The motif of transition in social class and structures of hierarchy through human relations are central to most of Jane Austen’s fiction. Ranging from the universal favourite and ‘lightest’ of Austen’s fiction, Pride and Prejudice and the ‘lengthiest ‘ of her oeuvre Mansfield Park, this theme is conspicuous in the depiction of 18th century ‘genteel’ England of Austen’s pen. While the former traces the fortunes of two sisters of the upper middle class gaining foothold among the rich upper class, the latter is a solemn narrative of the protagonist of lower class shuttling between the luxury of Mansfield Park and the squalor of Portsmouth. It is the ‘cultural capital’ that their social and personal background confer them that accord them the change in social status and power.
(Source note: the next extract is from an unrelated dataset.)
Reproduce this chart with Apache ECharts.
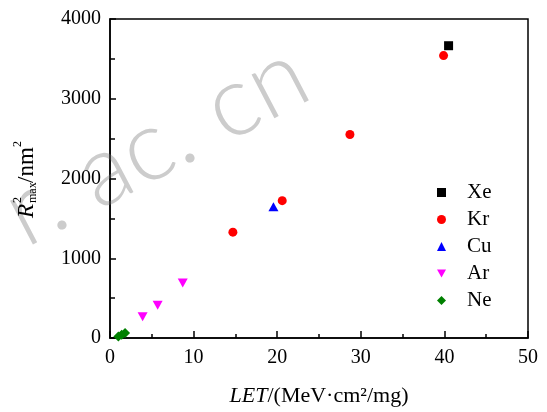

Education, as well as the innate good principles of the protagonist in both the novels ensures the happy conclusion and the upward social mobility therein which forms the plot of both the novels. This paper will be an attempt to analyse the two novels in the light of the theory of ‘cultural capital’ developed by Pierre Bourdieu which explicates the lived experience of class and cultural positions warranted by the social hierarchies in question.

              The concepts of ‘habitus’ and ‘field’ also feature as corollary to the fictional context of Austen’s novels since her characters constantly climb and at times regress from the class structures to which they belong. This study seeks to analyse the fortunes of the central characters in the novel Mansfield Park which begins with the three Ward sisters marrying to upper, middle and lower classes of society and the novel Pride and Prejudice that ends with the Bennet sisters’ shift from the lawns of Longbourne to the ‘shades of Pemberley’.